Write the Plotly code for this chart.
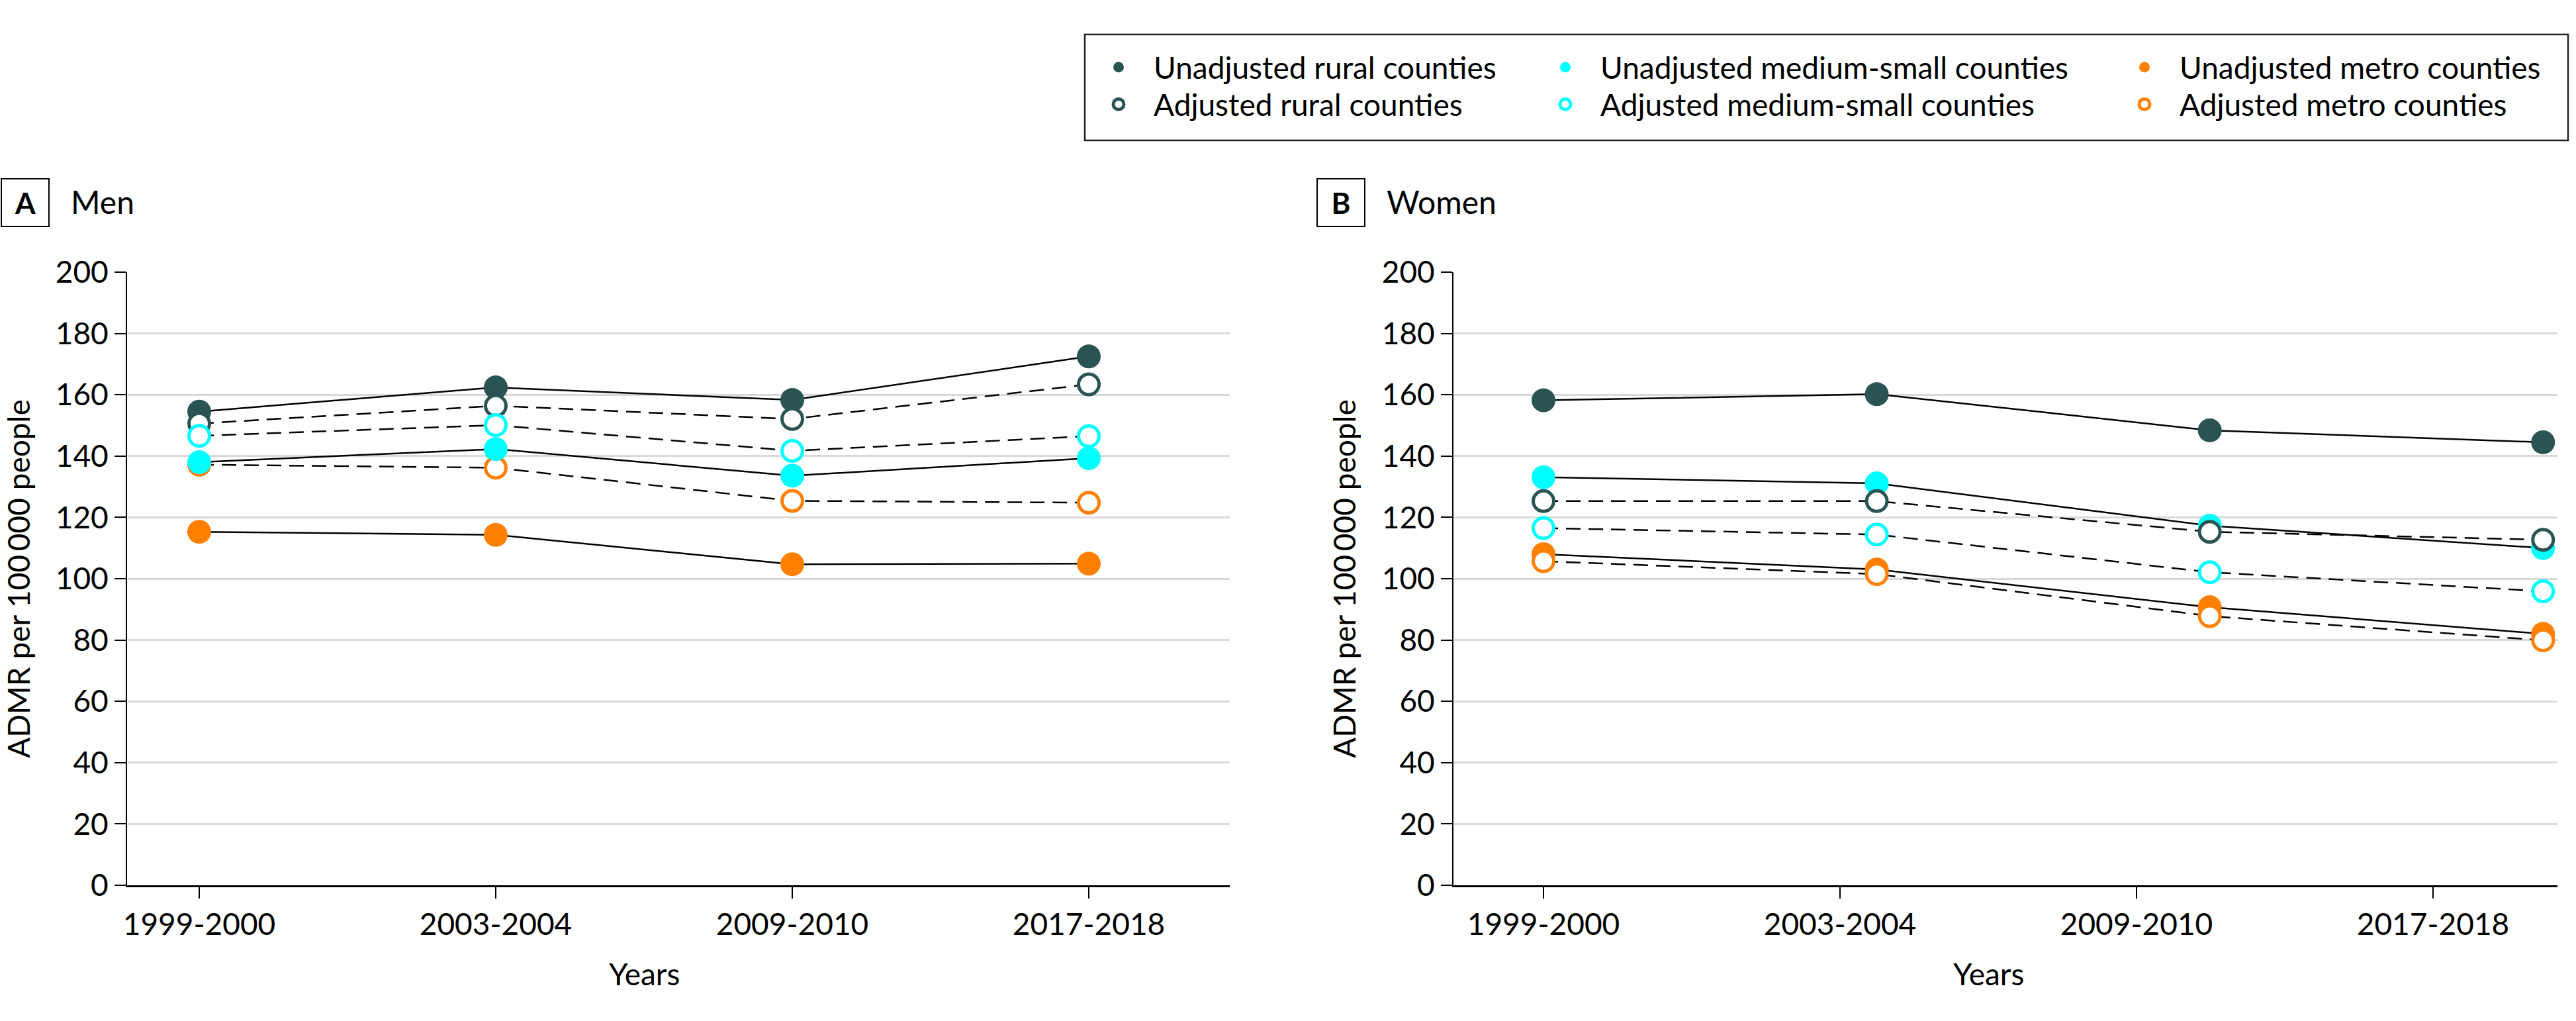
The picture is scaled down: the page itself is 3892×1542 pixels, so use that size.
import plotly.graph_objects as go

# ---------------- data ----------------
years = ["1999-2000", "2003-2004", "2009-2010", "2017-2018"]
tick_index = [0, 1, 2, 3]
# In the women panel the points sit on a slightly stretched scale relative to the tick labels
women_x_pos = [0, 1.124, 2.247, 3.371]

# Men (panel A)
rural_unadj_m = [154.5, 162.4, 158.3, 172.5]
rural_adj_m = [150.6, 156.4, 152.1, 163.4]
medium_unadj_m = [138.0, 142.3, 133.6, 139.3]
medium_adj_m = [146.6, 150.1, 141.7, 146.5]
metro_unadj_m = [115.3, 114.3, 104.7, 104.9]
metro_adj_m = [137.2, 136.2, 125.4, 124.8]

# Women (panel B)
rural_unadj_w = [158.2, 160.2, 148.4, 144.5]
rural_adj_w = [125.3, 125.3, 115.3, 112.7]
medium_unadj_w = [133.1, 131.1, 117.3, 110.0]
medium_adj_w = [116.5, 114.4, 102.1, 95.9]
metro_unadj_w = [108.0, 103.0, 90.7, 82.0]
metro_adj_w = [105.7, 101.5, 87.8, 79.9]

y_ticks = [0, 20, 40, 60, 80, 100, 120, 140, 160, 180, 200]

names = {
    "rural_unadj": "Unadjusted rural counties",
    "rural_adj": "Adjusted rural counties",
    "medium_unadj": "Unadjusted medium-small counties",
    "medium_adj": "Adjusted medium-small counties",
    "metro_unadj": "Unadjusted metro counties",
    "metro_adj": "Adjusted metro counties",
}

men = {
    "rural_unadj": rural_unadj_m, "rural_adj": rural_adj_m,
    "medium_unadj": medium_unadj_m, "medium_adj": medium_adj_m,
    "metro_unadj": metro_unadj_m, "metro_adj": metro_adj_m,
}
women = {
    "rural_unadj": rural_unadj_w, "rural_adj": rural_adj_w,
    "medium_unadj": medium_unadj_w, "medium_adj": medium_adj_w,
    "metro_unadj": metro_unadj_w, "metro_adj": metro_adj_w,
}

# ---------------- styles ----------------
TEAL = "#2a5454"
CYAN = "#00ffff"
ORANGE = "#ff8000"
FONT = "Lato, 'Noto Sans', sans-serif"
FS = 46

colors = {
    "rural_unadj": TEAL, "rural_adj": TEAL,
    "medium_unadj": CYAN, "medium_adj": CYAN,
    "metro_unadj": ORANGE, "metro_adj": ORANGE,
}
legend_of = {
    "rural_unadj": "legend", "rural_adj": "legend2",
    "medium_unadj": "legend3", "medium_adj": "legend4",
    "metro_unadj": "legend5", "metro_adj": "legend6",
}
line_order = ["rural_unadj", "rural_adj", "medium_unadj", "medium_adj", "metro_unadj", "metro_adj"]
draw_order = ["metro_unadj", "metro_adj", "rural_unadj", "medium_unadj", "rural_adj", "medium_adj"]

W, H = 3892, 1542


def px_x(p):
    return p / W


def px_y(p):
    return 1 - p / H


fig = go.Figure()

panels = [
    (men, tick_index, "x", "y", True),
    (women, women_x_pos, "x2", "y2", False),
]

for data, xs, xa, ya, show_leg in panels:
    # connecting lines first (below all markers)
    for key in line_order:
        adj = key.endswith("_adj")
        fig.add_trace(go.Scatter(
            x=xs, y=data[key], mode="lines", xaxis=xa, yaxis=ya,
            line=dict(color="black", width=2.5, dash="22px,12px" if adj else "solid"),
            showlegend=False, hoverinfo="skip",
        ))
    for key in draw_order:
        adj = key.endswith("_adj")
        c = colors[key]
        if adj:
            marker = dict(symbol="circle", size=31, color="white", line=dict(color=c, width=5))
        else:
            marker = dict(symbol="circle", size=36, color=c, line=dict(color=c, width=0))
        fig.add_trace(go.Scatter(
            x=xs, y=data[key], mode="markers", xaxis=xa, yaxis=ya,
            marker=marker, name=names[key], showlegend=show_leg,
            legend=legend_of[key],
        ))

# ---------------- axes ----------------
dom_a = [px_x(192), px_x(1858)]
dom_b = [px_x(2196), px_x(3864)]
dom_y = [px_y(1337), px_y(411)]

tickfont = dict(family=FONT, size=FS, color="black")
common_x = dict(
    type="linear", tickvals=tick_index, ticktext=years,
    showgrid=False, zeroline=False, showline=True, linecolor="black", linewidth=2.5,
    ticks="outside", ticklen=17, tickwidth=2, tickcolor="black", tickfont=tickfont,
    fixedrange=True,
)
common_y = dict(
    range=[0, 200], tickvals=y_ticks, domain=dom_y,
    showgrid=True, gridcolor="#d9d9d9", gridwidth=3, zeroline=False,
    showline=True, linecolor="black", linewidth=2,
    ticks="outside", ticklen=17, tickwidth=2, tickcolor="black", tickfont=tickfont,
    fixedrange=True,
)

fig.update_layout(
    xaxis=dict(common_x, domain=dom_a, range=[-0.2433, 3.4754], anchor="y"),
    xaxis2=dict(common_x, domain=dom_b, range=[-0.3036, 3.4196], anchor="y2"),
    yaxis=dict(common_y, anchor="x"),
    yaxis2=dict(common_y, anchor="x2"),
)

# ---------------- legends (6 single-item legends laid out as a 3x2 grid) ----------------
leg_font = dict(family=FONT, size=FS, color="black")
col_centers = [1690, 2365, 3240]
row_centers = [102, 158]
center_off = 53  # symbol centre from legend's left edge (itemwidth 96)
leg_keys = [["legend", "legend3", "legend5"], ["legend2", "legend4", "legend6"]]
for r, row in enumerate(leg_keys):
    for c, lk in enumerate(row):
        fig.update_layout({lk: dict(
            x=px_x(col_centers[c] - center_off), xanchor="left",
            y=px_y(row_centers[r] - 37), yanchor="top",
            orientation="v", itemwidth=96, font=leg_font,
            bgcolor="rgba(0,0,0,0)", borderwidth=0, itemclick=False, itemdoubleclick=False,
        )})

shapes = [
    dict(type="rect", xref="paper", yref="paper",
         x0=px_x(1639), x1=px_x(3880), y0=px_y(212), y1=px_y(52),
         line=dict(color="#222222", width=2.5), fillcolor="rgba(0,0,0,0)"),
]

annotations = []
for letter, bx, title, tx in [("A", 1, "Men", 105), ("B", 1989, "Women", 2093)]:
    annotations.append(dict(
        text="<b>%s</b>" % letter, xref="paper", yref="paper",
        x=px_x(bx), y=px_y(269), xanchor="left", yanchor="top",
        showarrow=False, width=70, height=70, borderwidth=2, bordercolor="black",
        borderpad=0, align="center", valign="middle",
        font=dict(family=FONT, size=44, color="black"),
    ))
    annotations.append(dict(
        text=title, xref="paper", yref="paper", x=px_x(tx), y=px_y(305),
        xanchor="left", yanchor="middle", showarrow=False,
        font=dict(family=FONT, size=48, color="black"),
    ))

for yref, cx in [("y", 28), ("y2", 2031)]:
    annotations.append(dict(
        text="ADMR per 100\u2009000 people", xref="paper", yref=yref,
        x=px_x(cx), y=100, xanchor="center", yanchor="middle", textangle=-90,
        showarrow=False, font=dict(family=FONT, size=FS, color="black"),
    ))

for cx in [973, 3004]:
    annotations.append(dict(
        text="Years", xref="paper", yref="paper", x=px_x(cx), y=px_y(1470),
        xanchor="center", yanchor="middle", showarrow=False,
        font=dict(family=FONT, size=FS, color="black"),
    ))

fig.update_layout(
    width=W, height=H, autosize=False,
    margin=dict(l=0, r=0, t=0, b=0, pad=0, autoexpand=False),
    paper_bgcolor="white", plot_bgcolor="white",
    font=dict(family=FONT, size=FS, color="black"),
    shapes=shapes, annotations=annotations,
    hovermode=False,
)

fig.write_html(
    "out.html",
    config={"displayModeBar": False, "staticPlot": True},
    post_script="document.body.style.margin='0';document.body.style.overflow='hidden';",
)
····················
→ Short exercise: Pictures are excluded: retype only the lines from the beginning of the listing above through the line with "import plotly.graph_objects as go", both included.

→ Reply:
Write the Plotly code for this chart.
The picture is scaled down: the page itself is 3892×1542 pixels, so use that size.
import plotly.graph_objects as go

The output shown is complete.